» **Problem details**: Pick out all lines with the word "this" from the records that follow.

» **Material**:
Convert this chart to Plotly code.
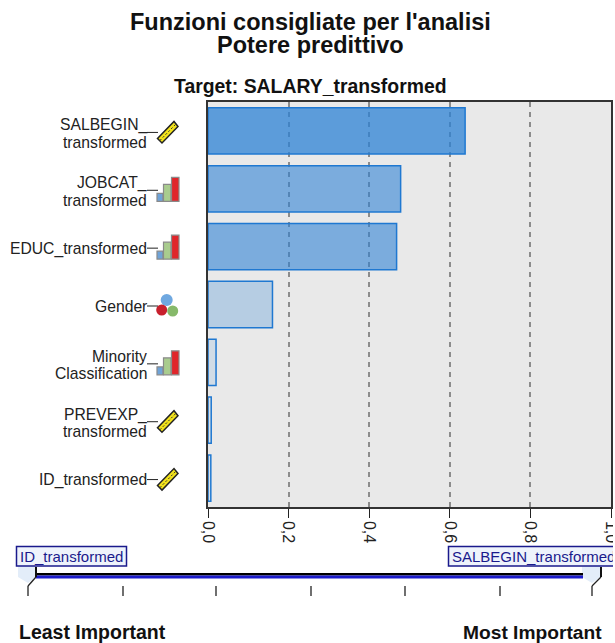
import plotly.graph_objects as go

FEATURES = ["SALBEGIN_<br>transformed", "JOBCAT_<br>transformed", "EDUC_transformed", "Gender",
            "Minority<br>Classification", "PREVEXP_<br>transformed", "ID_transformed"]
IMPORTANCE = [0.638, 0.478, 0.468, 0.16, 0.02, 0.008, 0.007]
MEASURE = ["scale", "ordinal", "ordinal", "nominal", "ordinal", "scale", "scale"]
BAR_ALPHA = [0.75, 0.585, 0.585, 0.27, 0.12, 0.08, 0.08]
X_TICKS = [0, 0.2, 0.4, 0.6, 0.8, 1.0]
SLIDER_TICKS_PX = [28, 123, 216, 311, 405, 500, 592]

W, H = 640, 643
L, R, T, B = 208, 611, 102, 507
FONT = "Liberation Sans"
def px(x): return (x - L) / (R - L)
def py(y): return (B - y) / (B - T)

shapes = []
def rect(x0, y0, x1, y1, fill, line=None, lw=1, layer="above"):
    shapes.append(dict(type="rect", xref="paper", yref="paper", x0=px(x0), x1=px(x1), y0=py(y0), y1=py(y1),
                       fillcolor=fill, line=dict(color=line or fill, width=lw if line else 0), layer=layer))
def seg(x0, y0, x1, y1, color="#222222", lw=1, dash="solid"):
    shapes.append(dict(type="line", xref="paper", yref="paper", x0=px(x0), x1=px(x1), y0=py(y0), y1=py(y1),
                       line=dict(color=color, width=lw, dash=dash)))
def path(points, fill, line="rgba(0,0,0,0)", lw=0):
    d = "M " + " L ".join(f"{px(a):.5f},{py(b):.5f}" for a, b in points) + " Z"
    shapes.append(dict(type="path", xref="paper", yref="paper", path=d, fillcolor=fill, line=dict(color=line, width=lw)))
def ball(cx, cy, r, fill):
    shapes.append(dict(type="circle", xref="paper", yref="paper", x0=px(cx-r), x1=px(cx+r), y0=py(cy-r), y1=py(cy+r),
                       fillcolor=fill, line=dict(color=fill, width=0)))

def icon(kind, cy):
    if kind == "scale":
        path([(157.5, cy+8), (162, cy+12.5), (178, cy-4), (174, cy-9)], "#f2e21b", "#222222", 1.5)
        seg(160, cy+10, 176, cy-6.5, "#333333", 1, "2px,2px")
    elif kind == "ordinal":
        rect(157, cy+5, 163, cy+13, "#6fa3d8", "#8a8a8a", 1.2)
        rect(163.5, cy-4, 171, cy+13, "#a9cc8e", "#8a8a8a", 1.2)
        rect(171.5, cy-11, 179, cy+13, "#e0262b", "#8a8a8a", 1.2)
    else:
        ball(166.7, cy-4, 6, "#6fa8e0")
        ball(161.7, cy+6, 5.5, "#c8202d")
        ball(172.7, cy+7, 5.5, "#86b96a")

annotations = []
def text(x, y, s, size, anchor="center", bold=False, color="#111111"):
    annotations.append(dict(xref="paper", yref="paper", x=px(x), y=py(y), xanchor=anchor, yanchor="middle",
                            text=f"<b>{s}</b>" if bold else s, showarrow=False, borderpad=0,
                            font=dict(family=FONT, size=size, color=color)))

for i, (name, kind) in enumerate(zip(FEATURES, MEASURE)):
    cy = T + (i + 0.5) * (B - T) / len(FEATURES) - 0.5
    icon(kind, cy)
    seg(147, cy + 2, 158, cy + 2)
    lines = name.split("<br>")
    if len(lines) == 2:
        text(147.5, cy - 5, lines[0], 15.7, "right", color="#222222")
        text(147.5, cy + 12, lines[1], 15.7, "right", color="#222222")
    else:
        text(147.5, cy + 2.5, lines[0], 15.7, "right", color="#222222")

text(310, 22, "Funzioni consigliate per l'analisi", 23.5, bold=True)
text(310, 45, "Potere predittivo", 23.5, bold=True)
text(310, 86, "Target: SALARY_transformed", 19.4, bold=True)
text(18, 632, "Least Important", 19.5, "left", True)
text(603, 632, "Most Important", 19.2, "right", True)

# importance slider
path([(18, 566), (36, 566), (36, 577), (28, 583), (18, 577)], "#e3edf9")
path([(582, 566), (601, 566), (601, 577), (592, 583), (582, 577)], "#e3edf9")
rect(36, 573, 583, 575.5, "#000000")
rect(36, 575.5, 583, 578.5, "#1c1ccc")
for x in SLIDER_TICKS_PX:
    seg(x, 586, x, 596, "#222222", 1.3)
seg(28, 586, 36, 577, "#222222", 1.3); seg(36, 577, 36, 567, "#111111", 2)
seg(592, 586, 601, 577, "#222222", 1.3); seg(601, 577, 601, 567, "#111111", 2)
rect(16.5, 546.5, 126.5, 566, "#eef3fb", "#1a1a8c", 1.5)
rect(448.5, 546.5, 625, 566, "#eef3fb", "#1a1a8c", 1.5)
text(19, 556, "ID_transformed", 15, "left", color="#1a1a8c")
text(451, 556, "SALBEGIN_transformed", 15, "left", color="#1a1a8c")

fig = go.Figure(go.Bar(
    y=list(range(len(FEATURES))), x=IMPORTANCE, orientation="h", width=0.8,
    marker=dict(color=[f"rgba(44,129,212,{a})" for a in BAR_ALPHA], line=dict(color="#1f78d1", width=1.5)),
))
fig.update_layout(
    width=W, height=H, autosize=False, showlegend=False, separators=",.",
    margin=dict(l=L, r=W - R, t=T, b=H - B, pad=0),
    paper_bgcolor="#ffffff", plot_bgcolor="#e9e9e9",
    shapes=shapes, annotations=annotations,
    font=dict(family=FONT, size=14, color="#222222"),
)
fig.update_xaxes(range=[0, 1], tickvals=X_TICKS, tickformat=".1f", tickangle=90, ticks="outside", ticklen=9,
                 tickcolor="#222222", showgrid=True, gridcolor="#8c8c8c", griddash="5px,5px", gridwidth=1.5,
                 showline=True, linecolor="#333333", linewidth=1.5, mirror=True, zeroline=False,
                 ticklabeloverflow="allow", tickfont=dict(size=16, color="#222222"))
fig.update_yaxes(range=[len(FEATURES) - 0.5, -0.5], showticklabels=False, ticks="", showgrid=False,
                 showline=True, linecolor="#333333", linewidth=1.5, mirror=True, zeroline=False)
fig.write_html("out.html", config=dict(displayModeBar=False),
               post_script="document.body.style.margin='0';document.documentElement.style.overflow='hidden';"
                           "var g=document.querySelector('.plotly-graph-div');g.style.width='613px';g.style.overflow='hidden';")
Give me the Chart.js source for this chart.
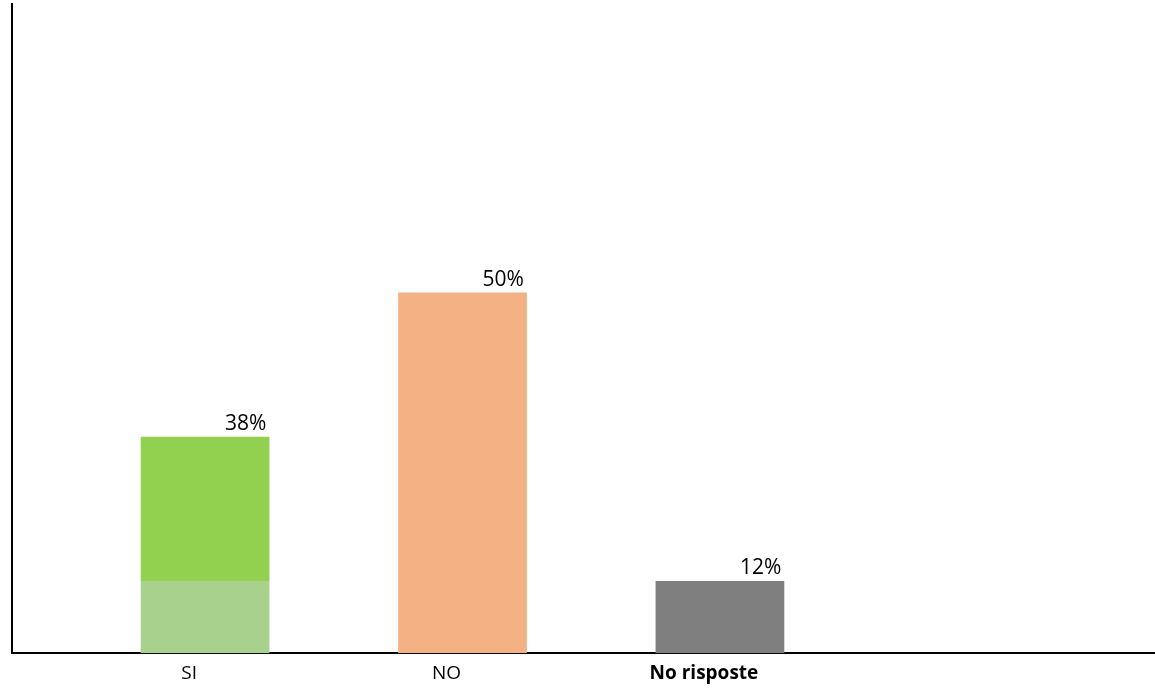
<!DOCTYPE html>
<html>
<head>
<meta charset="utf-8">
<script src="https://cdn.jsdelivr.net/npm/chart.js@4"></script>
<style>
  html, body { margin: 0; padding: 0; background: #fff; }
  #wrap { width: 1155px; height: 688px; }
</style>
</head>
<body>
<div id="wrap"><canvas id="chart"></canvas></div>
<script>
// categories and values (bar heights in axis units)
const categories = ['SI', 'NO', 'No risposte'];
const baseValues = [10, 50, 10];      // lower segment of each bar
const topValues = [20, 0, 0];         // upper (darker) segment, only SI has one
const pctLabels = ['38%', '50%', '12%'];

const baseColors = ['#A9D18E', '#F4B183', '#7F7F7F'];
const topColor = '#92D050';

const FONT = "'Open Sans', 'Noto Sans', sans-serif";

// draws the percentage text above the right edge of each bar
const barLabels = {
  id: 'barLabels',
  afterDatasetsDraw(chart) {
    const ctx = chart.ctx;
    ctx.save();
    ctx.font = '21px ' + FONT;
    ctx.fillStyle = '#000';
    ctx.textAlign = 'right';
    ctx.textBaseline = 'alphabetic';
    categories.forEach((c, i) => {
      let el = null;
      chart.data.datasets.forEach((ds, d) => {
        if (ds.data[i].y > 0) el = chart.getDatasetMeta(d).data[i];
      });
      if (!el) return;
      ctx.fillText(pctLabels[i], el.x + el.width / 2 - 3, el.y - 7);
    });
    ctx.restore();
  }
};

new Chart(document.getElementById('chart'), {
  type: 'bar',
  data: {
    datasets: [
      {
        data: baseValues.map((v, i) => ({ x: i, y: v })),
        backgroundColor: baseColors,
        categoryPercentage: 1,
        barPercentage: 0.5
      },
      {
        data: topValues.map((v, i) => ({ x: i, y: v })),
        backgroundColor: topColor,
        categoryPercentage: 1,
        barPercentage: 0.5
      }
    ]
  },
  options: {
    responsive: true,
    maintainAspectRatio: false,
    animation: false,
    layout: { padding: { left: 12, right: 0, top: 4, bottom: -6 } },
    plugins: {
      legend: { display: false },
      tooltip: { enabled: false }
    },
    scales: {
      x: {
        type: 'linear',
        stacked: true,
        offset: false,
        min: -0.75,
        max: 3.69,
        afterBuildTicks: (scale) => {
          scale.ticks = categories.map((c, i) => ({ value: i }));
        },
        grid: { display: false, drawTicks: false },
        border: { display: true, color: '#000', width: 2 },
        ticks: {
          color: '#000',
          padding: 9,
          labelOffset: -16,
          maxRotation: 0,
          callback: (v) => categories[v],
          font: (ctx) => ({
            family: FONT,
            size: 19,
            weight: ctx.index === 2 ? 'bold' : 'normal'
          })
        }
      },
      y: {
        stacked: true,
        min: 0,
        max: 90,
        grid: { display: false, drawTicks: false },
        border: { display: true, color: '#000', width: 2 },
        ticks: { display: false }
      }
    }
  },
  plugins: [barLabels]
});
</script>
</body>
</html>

» **Correct result**:
Convert this chart to Plotly code.
Give me the Chart.js source for this chart.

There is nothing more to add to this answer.